A new machine-learning framework could be used to complete high-risk, complex tasks

By Liz Sheeley

Machine learning can identify potentially cancerous spots on mammograms or understand a spoken command to play music, but researchers don’t fully understand exactly how machine-learning algorithms, well, learn. That blind spot makes it difficult to apply the technique to complex, high-risk tasks such as autonomous driving, where safety is a concern.

In a step forward, a team of researchers led by Professor Calin Belta (ME, SE, ECE) has developed a new approach to teaching a robot, or a team of robots, a high-risk, complex task—a framework that could be applied to a host of tasks.

In a paper published in Science Robotics, the team demonstrated this framework with a proof-of-concept task by teaching two robots to cook, assemble and serve hot dogs together.

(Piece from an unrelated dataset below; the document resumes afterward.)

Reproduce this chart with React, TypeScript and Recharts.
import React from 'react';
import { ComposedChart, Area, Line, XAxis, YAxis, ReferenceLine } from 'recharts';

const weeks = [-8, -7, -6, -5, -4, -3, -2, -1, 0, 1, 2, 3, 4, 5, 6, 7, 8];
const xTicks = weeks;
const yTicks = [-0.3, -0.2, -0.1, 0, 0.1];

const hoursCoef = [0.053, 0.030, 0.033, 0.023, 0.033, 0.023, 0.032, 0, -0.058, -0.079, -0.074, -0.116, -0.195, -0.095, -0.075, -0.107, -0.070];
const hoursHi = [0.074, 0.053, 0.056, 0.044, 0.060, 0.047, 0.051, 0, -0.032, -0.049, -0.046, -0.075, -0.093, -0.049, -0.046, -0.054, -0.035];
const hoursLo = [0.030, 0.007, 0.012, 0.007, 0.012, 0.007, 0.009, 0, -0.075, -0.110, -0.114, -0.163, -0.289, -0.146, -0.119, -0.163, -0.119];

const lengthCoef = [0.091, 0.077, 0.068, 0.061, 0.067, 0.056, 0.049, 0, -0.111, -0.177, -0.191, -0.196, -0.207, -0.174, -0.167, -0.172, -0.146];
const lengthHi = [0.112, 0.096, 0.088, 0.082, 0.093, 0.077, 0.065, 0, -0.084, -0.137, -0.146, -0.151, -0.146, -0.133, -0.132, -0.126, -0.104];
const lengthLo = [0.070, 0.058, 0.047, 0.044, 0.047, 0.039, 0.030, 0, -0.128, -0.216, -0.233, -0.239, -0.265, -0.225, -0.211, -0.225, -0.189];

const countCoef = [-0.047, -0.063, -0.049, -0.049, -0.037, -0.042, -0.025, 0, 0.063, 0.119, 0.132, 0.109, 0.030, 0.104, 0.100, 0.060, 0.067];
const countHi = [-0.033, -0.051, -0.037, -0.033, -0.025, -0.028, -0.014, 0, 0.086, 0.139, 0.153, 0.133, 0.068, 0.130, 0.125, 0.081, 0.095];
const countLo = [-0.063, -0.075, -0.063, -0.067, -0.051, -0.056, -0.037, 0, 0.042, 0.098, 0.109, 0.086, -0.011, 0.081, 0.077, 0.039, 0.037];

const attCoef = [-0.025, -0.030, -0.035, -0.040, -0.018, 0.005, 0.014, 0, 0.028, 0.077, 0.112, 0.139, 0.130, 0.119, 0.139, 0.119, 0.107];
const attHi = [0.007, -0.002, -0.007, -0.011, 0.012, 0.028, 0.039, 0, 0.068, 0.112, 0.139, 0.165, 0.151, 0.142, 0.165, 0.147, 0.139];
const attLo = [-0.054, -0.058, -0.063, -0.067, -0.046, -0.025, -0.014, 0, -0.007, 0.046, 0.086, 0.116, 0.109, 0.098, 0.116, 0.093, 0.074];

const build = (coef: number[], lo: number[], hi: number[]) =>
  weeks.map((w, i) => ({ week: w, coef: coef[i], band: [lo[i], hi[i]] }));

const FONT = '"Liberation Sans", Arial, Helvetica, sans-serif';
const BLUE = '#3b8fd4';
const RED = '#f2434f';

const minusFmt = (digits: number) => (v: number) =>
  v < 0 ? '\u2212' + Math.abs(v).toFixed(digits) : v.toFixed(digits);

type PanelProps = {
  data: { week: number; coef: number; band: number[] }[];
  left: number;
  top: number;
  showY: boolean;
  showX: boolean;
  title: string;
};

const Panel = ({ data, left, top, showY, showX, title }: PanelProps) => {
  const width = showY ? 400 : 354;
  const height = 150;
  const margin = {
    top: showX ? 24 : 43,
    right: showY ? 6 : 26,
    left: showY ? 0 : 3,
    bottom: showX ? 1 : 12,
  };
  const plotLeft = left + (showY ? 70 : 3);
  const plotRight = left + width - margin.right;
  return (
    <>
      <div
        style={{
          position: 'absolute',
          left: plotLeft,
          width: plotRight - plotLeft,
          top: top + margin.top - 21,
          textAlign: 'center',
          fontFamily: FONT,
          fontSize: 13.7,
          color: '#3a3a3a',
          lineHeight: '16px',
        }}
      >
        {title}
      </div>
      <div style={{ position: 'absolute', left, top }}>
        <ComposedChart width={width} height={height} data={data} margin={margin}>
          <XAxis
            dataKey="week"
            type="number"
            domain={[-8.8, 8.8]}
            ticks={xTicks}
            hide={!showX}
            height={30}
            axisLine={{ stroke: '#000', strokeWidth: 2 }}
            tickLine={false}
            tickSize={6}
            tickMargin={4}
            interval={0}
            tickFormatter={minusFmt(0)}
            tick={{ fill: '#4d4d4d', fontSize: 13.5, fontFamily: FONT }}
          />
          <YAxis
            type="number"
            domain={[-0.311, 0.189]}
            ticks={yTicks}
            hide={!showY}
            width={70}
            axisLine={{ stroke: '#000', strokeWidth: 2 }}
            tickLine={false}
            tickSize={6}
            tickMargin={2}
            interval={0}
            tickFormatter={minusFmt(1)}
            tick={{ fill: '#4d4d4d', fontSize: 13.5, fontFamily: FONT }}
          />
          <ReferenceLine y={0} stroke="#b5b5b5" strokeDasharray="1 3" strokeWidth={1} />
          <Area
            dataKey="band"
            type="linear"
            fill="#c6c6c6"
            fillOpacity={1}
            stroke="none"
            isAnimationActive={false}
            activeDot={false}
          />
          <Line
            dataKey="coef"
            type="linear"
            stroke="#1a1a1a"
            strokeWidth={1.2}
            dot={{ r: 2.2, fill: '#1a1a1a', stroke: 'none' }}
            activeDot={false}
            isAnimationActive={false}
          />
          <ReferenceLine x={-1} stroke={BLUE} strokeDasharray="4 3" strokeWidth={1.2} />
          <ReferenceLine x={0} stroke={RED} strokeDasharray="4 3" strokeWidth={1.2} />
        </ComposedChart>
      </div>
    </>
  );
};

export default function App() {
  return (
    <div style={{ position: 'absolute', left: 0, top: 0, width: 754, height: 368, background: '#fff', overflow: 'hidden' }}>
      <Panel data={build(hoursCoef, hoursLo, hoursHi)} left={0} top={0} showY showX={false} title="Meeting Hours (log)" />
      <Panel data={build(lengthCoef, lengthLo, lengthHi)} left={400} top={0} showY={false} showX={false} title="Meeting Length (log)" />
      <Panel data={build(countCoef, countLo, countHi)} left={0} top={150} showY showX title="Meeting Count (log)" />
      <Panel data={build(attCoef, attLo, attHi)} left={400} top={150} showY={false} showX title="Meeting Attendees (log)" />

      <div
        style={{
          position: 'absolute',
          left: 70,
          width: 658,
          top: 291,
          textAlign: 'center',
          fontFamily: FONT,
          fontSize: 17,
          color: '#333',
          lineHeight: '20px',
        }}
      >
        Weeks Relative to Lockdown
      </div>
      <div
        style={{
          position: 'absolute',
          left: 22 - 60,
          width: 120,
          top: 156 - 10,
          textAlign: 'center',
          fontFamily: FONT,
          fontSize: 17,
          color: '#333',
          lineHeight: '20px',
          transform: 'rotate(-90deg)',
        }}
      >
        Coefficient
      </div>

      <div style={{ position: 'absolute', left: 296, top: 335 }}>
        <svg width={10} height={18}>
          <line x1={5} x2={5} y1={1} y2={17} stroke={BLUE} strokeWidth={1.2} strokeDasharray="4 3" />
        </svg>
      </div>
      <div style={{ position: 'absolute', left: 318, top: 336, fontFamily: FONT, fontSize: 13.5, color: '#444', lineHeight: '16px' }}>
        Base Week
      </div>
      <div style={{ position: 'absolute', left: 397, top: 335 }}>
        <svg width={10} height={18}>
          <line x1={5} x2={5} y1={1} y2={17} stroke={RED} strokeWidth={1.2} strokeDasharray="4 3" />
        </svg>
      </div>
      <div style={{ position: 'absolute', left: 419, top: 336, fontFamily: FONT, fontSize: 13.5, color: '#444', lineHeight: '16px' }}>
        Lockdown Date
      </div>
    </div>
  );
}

“This work is an attempt to bridge the gap between symbolic knowledge representation and reasoning with optimization-based planning while allowing the overall system to continuously and safely improve by interacting with its environment,” says doctoral fellow and first author of the paper Xiao Li (ME). “We hope that such an architecture can help us impart our knowledge and objectives to the robot, and improve our understanding of what it has learned, thus leading to more capable robotic systems.”

Their method combines techniques from machine learning and formal methods, an area of computer science that is typically used to guarantee safety, most notably used in avionics or cybersecurity software. These disparate techniques are difficult to combine mathematically and to put together into a language a robot will understand.

Belta and his team used a branch of machine learning known as reinforcement learning. When a computer completes a task correctly, it receives a reward that guides its learning process.

Researchers built a simulation of the experiment to train the robots, denoting a safe region where the robots movement should be confined to, and a serve region where the robots were supposed to serve the finished hot dog.

The researchers also built what’s known as prior knowledge into the algorithm. That information contains the steps the robots need to take to successfully cook the hot dogs, actions like pick up the hot dog and place it on the grill. That knowledge also included information that would be obvious to a human, but not to a robot – if the hot dog is already being held it doesn’t need to be picked up, for example.

Although the steps of the task are outlined in the algorithm, how exactly to perform those steps isn’t. When the robot gets better at performing a step, its reward increases, creating a feedback mechanism that pushes the robot to learning the best way to, for example, place a hot dog on a bun.

Integrating prior knowledge with reinforcement learning and formal methods is what makes this technique novel. By combining these three techniques, the team can cut down the amount of possibilities the robots have to run through to learn how to cook, assemble and serve a hot dog safely.

To test their theory that combining these three methods would be the most effective and safe way to teach these robots to cook hot dogs, they measured the success rate of each robot when it was trained with any combination of reinforcement learning and the other two techniques. The researchers were able to show that the highest success rate for both robots was when all three techniques were combined. Success here meant task completion while also remaining safe.

This type of framework allows the researchers to analyze the success rate of the stages of the task, unlike in other types of machine learning. That lets them understand and eliminate bottlenecks in the machine learning process—something that is extremely difficult to do.

Belta sees this work as a proof-of-concept demonstration of their general framework, and he hopes that moving forward that it can be applied to other complex tasks such as autonomous driving.